Maintaining a Logitech Ergo M575 mouse

Sometime in 2022, I switched to using Logitech Ergo M575 mouse at my desks in my home and office. The Ergo mouse uses a thumb trackball for motion across the screen, thus minimising the stress placed on the wrist while using the mouse. However, there are concerns over the stress being transferred to the thumb.

From time to time, dust would accumulate at all possible human interfaces. Like the old PS/2 mouse with trackball, dust would collect around the sensors that the trackball interfaces.

Natural dust collector

For Ergo mouse, this meant that the 3 photo-sensors needs to be wiped occasionally. The motion of the pointer going across the screen will slow down over time as the sensors get clogged up with dust and the natural body secretions.

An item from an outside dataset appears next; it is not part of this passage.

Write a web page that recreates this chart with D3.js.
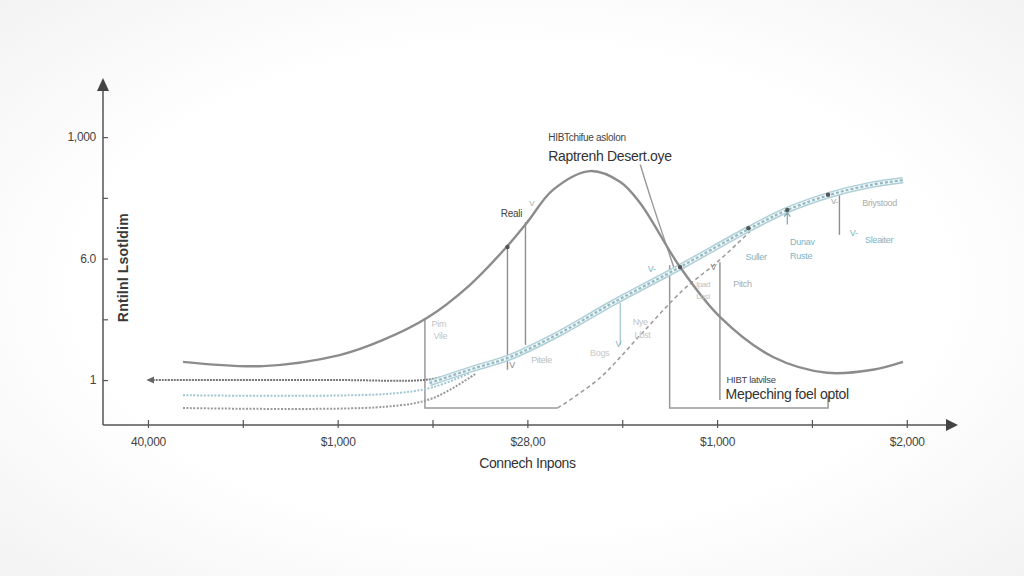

This is an easy work, with the trackball being easily popped out from the holder by putting a finger through the hole at the bottom of the mouse. Thereafter, use a clean cloth and wipe the sensors down. I find that using compressed air duster helps in removing the accumulated dust further as sometimes the dust would be trapped in the depression containing the sensor.

Just today, I realised that my middle mouse click isn’t working. Official guides merely instruct the user to reinstall the driver. However, being a human interface device itself, the switch might need cleaning too. Therefore, I decided to open the case up and tear down sufficiently to access the mouse wheel. There is a need to disconnect the ribbon between the mouswheel circuit mounted in the top cover of the mouse and the circuit at the base of the mouse.

An interesting detail I notice is that the left and right switches are using Omron’ switches, while the left up/down and middle clicks are using a silent switch.

After cleaning the wheel and switches, I did a partial assembly: screw back the top circuit, reattached the ribbon to the base circuit board. Then, I popped the trackball back and turn on the mouse. This is to verify the middle click is now working, which is done by moving the pointer to a chrome tab, and depressing the middle wheel. The tab should close, which it did.

Thereafter, the mouse is reassembled, and the decision to purchase a new Ergo mouse has been delayed.

A teardown video guide, if one requires a refresher

One response to “Maintaining a Logitech Ergo M575 mouse”

  1. thanks for the article and photos. I’ve gone through several of these over 5 or 6 years. Something starts to wear out between the ball and frame, because after a couple years the ball starts to rattle and collects dust bunnies.But, I would never go back to a conventional mouse. The programmable buttons are essential for me.